The average SEPTA worker earns 30% more than the median income in Philadelphia. These public sector jobs come with some of the cushiest benefits in the world, including healthcare, PTO, and most importantly- pension plans that are already so generous they are unsustainable.
The fact that these bus drivers, who get paid to literally sit on their asses all day can work up the gall to go on strike and effectively hold a city of lesser compensated, harder working peers hostage, is an outrage. As someone who works long hours for little pay, and is very far from the light at the end of the debt tunnel I was rewarded with for following the american dream and going to college- I have absolutely zero sympathy for those entitled wasters. If anything their wages should be docked for failure to maintain a schedule, as we see in the airlines.
Some say that transit strikes should be illegal, some would have these union leaders imprisoned. I say why bother, anyone can drive a bus. Here’s my proposal.
Fire SEPTA. The whole organization.
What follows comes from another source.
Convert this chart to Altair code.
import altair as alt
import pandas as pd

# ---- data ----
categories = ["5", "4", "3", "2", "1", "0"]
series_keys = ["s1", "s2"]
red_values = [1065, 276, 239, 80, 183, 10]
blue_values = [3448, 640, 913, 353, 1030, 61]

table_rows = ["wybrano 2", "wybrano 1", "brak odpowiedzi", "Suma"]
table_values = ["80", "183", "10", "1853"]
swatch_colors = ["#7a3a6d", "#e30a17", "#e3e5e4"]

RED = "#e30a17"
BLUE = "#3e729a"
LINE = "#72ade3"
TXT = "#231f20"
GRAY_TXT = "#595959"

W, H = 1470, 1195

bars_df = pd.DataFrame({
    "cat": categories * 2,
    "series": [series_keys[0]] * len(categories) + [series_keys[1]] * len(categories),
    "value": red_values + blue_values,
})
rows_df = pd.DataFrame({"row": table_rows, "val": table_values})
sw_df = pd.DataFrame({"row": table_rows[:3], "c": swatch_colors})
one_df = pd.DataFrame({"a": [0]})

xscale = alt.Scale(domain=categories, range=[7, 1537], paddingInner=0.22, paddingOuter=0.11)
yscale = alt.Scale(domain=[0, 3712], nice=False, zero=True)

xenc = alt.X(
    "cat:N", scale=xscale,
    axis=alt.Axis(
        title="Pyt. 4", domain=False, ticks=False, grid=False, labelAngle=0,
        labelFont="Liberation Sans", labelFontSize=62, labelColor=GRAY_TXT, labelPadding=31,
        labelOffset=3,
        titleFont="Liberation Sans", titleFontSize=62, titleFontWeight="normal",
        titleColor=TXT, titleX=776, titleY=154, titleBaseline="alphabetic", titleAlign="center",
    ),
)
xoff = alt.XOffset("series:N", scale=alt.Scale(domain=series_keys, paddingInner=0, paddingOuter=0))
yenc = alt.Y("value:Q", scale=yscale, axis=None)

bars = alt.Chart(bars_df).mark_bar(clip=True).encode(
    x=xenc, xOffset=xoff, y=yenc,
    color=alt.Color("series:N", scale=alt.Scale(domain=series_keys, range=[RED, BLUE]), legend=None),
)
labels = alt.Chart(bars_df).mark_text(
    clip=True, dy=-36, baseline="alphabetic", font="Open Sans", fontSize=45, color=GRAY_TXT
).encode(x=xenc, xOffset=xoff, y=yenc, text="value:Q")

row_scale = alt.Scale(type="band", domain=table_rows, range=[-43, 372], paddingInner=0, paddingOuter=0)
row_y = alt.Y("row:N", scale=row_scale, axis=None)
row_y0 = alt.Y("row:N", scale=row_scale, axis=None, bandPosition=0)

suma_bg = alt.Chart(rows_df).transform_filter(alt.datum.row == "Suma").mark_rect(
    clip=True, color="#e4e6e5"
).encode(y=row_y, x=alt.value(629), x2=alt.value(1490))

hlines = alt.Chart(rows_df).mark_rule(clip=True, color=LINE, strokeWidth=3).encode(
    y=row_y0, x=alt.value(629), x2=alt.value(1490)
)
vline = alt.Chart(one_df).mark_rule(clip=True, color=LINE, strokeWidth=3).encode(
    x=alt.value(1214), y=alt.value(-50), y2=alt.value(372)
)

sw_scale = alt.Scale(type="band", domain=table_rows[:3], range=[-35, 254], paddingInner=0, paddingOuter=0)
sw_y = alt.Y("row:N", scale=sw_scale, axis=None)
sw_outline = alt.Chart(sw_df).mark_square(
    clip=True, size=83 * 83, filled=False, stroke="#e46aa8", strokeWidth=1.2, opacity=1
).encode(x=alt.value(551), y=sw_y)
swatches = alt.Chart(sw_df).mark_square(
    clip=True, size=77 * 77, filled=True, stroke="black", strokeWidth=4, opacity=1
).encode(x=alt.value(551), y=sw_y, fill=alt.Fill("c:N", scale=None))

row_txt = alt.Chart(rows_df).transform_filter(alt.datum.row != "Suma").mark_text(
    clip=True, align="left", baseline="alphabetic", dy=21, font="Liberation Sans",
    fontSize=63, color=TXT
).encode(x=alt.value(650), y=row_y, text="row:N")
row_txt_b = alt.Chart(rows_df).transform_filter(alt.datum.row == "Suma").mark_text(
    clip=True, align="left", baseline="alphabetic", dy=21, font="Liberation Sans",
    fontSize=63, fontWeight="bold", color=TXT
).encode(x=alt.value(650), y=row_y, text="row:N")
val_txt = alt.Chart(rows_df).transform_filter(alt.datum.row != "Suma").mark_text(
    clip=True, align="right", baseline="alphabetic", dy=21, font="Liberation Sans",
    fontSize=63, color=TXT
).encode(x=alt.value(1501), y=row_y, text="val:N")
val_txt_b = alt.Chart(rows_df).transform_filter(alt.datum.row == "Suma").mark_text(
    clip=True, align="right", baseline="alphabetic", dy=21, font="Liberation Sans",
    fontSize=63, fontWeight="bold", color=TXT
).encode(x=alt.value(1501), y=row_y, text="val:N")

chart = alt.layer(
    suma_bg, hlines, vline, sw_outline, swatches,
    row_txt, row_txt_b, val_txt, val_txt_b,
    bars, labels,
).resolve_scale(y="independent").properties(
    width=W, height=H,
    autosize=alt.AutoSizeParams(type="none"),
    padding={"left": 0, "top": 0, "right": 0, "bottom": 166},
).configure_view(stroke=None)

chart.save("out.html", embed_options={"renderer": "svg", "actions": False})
Fire every single bus driver and hire new ones at 30% reduced wages, and with no pension. There is no reason to overcompensate these people, that money does not grow on trees, it comes out of the pockets of every city resident in the form of taxes and user fees. With that savings, lower fares down to $1.50, instate free transfers.
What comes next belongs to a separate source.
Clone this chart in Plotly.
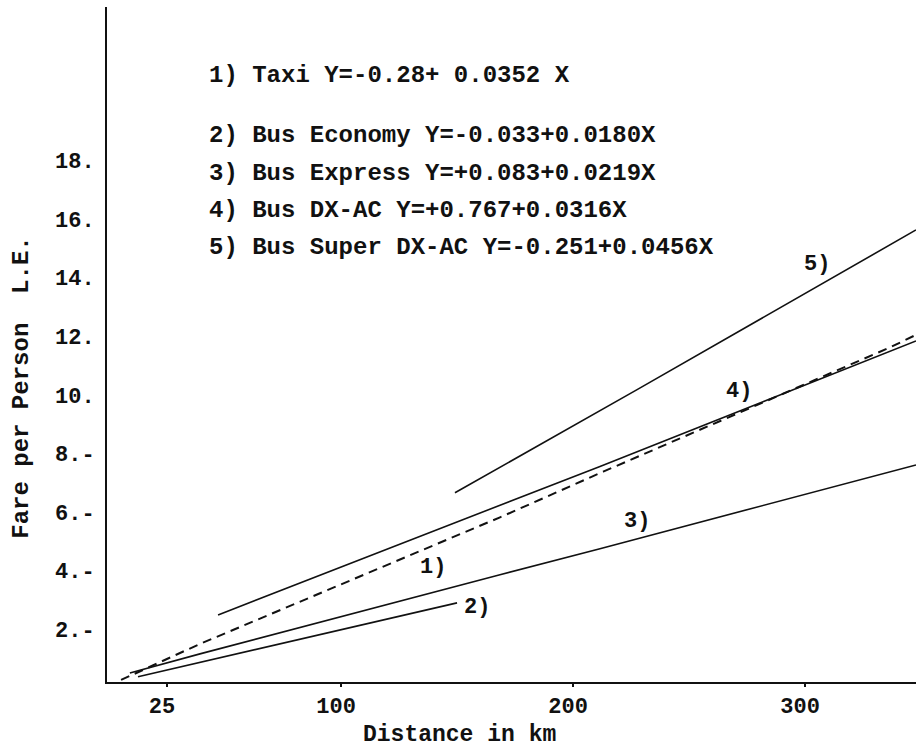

To close the budget gap, fire all management and replace them with a few competent people at a salary cap of $60,000. That’s double what bus drivers would be getting paid, and that sounds about fair. Retention? Who cares. These type of jobs should be a last resort, not a coveted clock-punching check-cashing lifelong-retirement nepotistic golden-egg-laying cash-cow safe-house of tenure at the expense of an impoverished city.
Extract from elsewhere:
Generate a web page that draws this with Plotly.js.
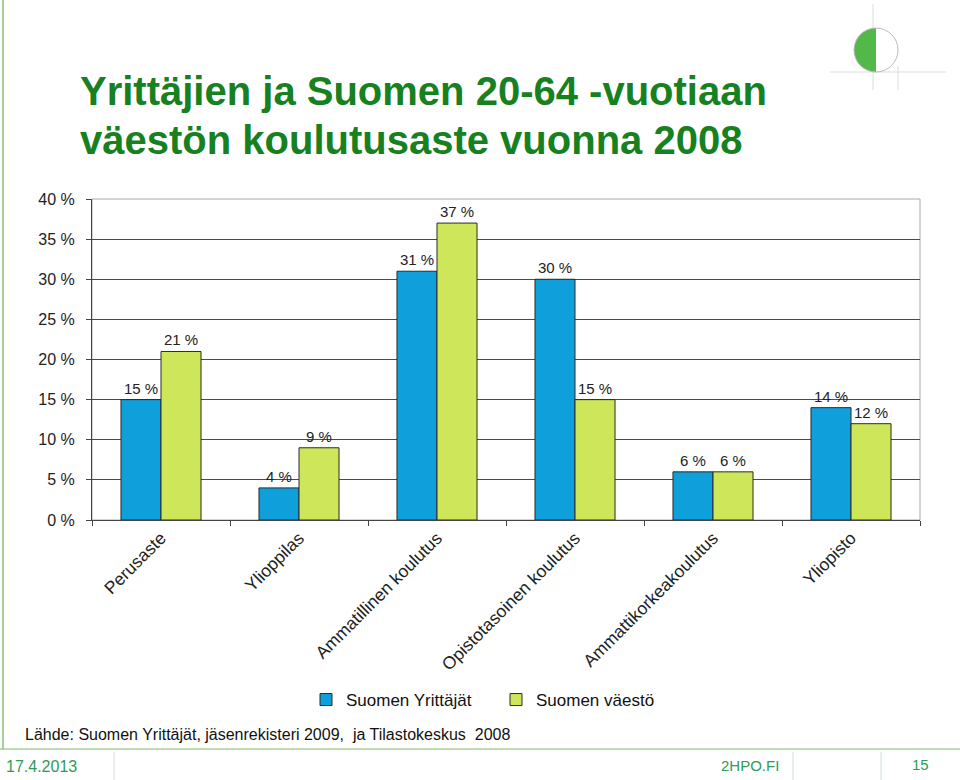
<!DOCTYPE html>
<html>
<head>
<meta charset="utf-8">
<script src="https://cdn.plot.ly/plotly-3.0.1.min.js"></script>
<style>html,body{margin:0;padding:0;background:#fff;}#chart{width:960px;height:780px;}</style>
</head>
<body>
<div id="chart"></div>
<script>
const categories = ["Perusaste", "Ylioppilas", "Ammatillinen koulutus", "Opistotasoinen koulutus", "Ammattikorkeakoulutus", "Yliopisto"];
const yrittajat = [15, 4, 31, 30, 6, 14];
const vaesto = [21, 9, 37, 15, 6, 12];
const seriesNames = ["Suomen Yrittäjät", "Suomen väestö"];
const yTicks = [0, 5, 10, 15, 20, 25, 30, 35, 40];
const titleLines = ["Yrittäjien ja Suomen 20-64 -vuotiaan", "väestön koulutusaste vuonna 2008"];
const sourceText = "Lähde: Suomen Yrittäjät, jäsenrekisteri 2009,  ja Tilastokeskus  2008";
const footerDate = "17.4.2013";
const footerSite = "2HPO.FI";
const footerPage = "15";

const W = 960, H = 780, L = 92, R = 40, T = 199, B = 260;
const pw = W - L - R, ph = H - T - B;
const px = x => (x - L) / pw;
const py = y => (H - B - y) / ph;

const FONT = "Liberation Sans, Arial, sans-serif";

const traces = [
  {type: "bar", name: seriesNames[0], x: categories, y: yrittajat,
   marker: {color: "#0f9fdb", line: {color: "#2a2a2a", width: 1}},
   text: yrittajat.map(v => v + " %"), textposition: "outside", cliponaxis: false,
   textfont: {family: FONT, size: 15, color: "#222"}, hoverinfo: "none"},
  {type: "bar", name: seriesNames[1], x: categories, y: vaesto,
   marker: {color: "#cde65a", line: {color: "#2a2a2a", width: 1}},
   text: vaesto.map(v => v + " %"), textposition: "outside", cliponaxis: false,
   textfont: {family: FONT, size: 15, color: "#222"}, hoverinfo: "none"}
];

// logo half circle polygon (decoration)
const cx = 876, cy = 50, r = 22;
let half = "";
for (let i = 0; i <= 24; i++) {
  const a = Math.PI / 2 + Math.PI * i / 24;
  const xx = cx + r * Math.cos(a), yy = cy - r * Math.sin(a);
  half += (i === 0 ? "M " : " L ") + px(xx).toFixed(5) + "," + py(yy).toFixed(5);
}
half += " Z";

const frameGreen = "#a9cf98";
const sepColor = "#cfe0cf";
const shapes = [
  {type: "rect", xref: "paper", yref: "paper", x0: 0, x1: 1, y0: 0, y1: 1, line: {color: "#a8a8a8", width: 1}, layer: "below"},
  {type: "line", xref: "paper", yref: "paper", x0: px(3), x1: px(3), y0: py(0), y1: py(750), line: {color: frameGreen, width: 2}},
  {type: "line", xref: "paper", yref: "paper", x0: px(0), x1: px(960), y0: py(749), y1: py(749), line: {color: frameGreen, width: 1.5}},
  {type: "line", xref: "paper", yref: "paper", x0: px(114), x1: px(114), y0: py(752), y1: py(780), line: {color: sepColor, width: 1}},
  {type: "line", xref: "paper", yref: "paper", x0: px(793), x1: px(793), y0: py(752), y1: py(780), line: {color: sepColor, width: 1}},
  {type: "line", xref: "paper", yref: "paper", x0: px(881), x1: px(881), y0: py(752), y1: py(780), line: {color: sepColor, width: 1}},
  // logo
  {type: "line", xref: "paper", yref: "paper", x0: px(873), x1: px(873), y0: py(4), y1: py(90), line: {color: "#dddddd", width: 1}},
  {type: "line", xref: "paper", yref: "paper", x0: px(830), x1: px(946), y0: py(72), y1: py(72), line: {color: "#dddddd", width: 1}},
  {type: "line", xref: "paper", yref: "paper", x0: px(898), x1: px(898), y0: py(66), y1: py(90), line: {color: "#dddddd", width: 1}},
  {type: "path", xref: "paper", yref: "paper", path: half, fillcolor: "#52b84a", line: {width: 0}},
  {type: "circle", xref: "paper", yref: "paper", x0: px(cx - r), x1: px(cx + r), y0: py(cy + r), y1: py(cy - r), line: {color: "#bbbbbb", width: 1}}
];

const annotations = [
  {text: "<b>" + titleLines[0] + "</b>", xref: "paper", yref: "paper", x: px(78), y: py(91), xanchor: "left", yanchor: "middle", showarrow: false, font: {family: FONT, size: 40, color: "#17801f"}},
  {text: "<b>" + titleLines[1] + "</b>", xref: "paper", yref: "paper", x: px(78), y: py(140), xanchor: "left", yanchor: "middle", showarrow: false, font: {family: FONT, size: 40, color: "#17801f"}},
  {text: sourceText, xref: "paper", yref: "paper", x: px(23), y: py(734), xanchor: "left", yanchor: "middle", showarrow: false, font: {family: FONT, size: 16, color: "#111"}},
  {text: footerDate, xref: "paper", yref: "paper", x: px(4), y: py(766), xanchor: "left", yanchor: "middle", showarrow: false, font: {family: FONT, size: 16, color: "#2e9b55"}},
  {text: footerSite, xref: "paper", yref: "paper", x: px(781), y: py(765), xanchor: "right", yanchor: "middle", showarrow: false, font: {family: FONT, size: 15, color: "#2e9b55"}},
  {text: footerPage, xref: "paper", yref: "paper", x: px(920), y: py(764), xanchor: "center", yanchor: "middle", showarrow: false, font: {family: FONT, size: 15, color: "#2e9b55"}}
];

const layout = {
  width: W, height: H,
  margin: {l: L, r: R, t: T, b: B, pad: 0},
  paper_bgcolor: "#ffffff", plot_bgcolor: "#ffffff",
  font: {family: FONT, color: "#222"},
  barmode: "group", bargap: 0.42, bargroupgap: 0,
  showlegend: true,
  legend: {orientation: "h", x: px(306), y: py(700), xanchor: "left", yanchor: "middle",
           font: {family: FONT, size: 17, color: "#111"}, entrywidth: 145, itemwidth: 30, traceorder: "normal"},
  xaxis: {type: "category", tickangle: -45, tickfont: {family: FONT, size: 17.5, color: "#222"},
          showline: true, linecolor: "#444", linewidth: 1, ticks: "outside", ticklen: 5, tickcolor: "#444",
          tickson: "boundaries", showgrid: false, zeroline: false, fixedrange: true},
  yaxis: {range: [0, 40], tickvals: yTicks, ticktext: yTicks.map(v => v + " %"),
          tickfont: {family: FONT, size: 16, color: "#222"}, showline: true, linecolor: "#444", linewidth: 1,
          ticks: "outside", ticklen: 5, tickcolor: "#444", ticklabelstandoff: 8, showgrid: true, gridcolor: "#4a4a4a", gridwidth: 1,
          zeroline: false, fixedrange: true},
  shapes: shapes,
  annotations: annotations
};

Plotly.newPlot("chart", traces, layout, {displayModeBar: false, staticPlot: true});
</script>
</body>
</html>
There are so many people who would kill for a 30k per year salaried position in this city. Why would anyone entertain the idea of increasing compensation or lessening the responsibilities of our transit workers, on whom our economy depends? We all have drivers licenses, put us to work.
When the fares go down, and the transfers are included (as they are in almost every other city in the world) usage will go up. Revenue goes up. Frequency of service can be increased. Quality of service improves. Usage goes up. Revenue goes up. A snowballing feedback loop of success will ensue and replace the decades old pattern of melting decay, declining service frequency and quality and the replacement of transit with private cars in a city that was designed for trolleys and horses.
Let’s fix Philadelphia. Let’s stop the culture of entrenched privilege. It all starts with saying “NO!” to the SEPTA Strike.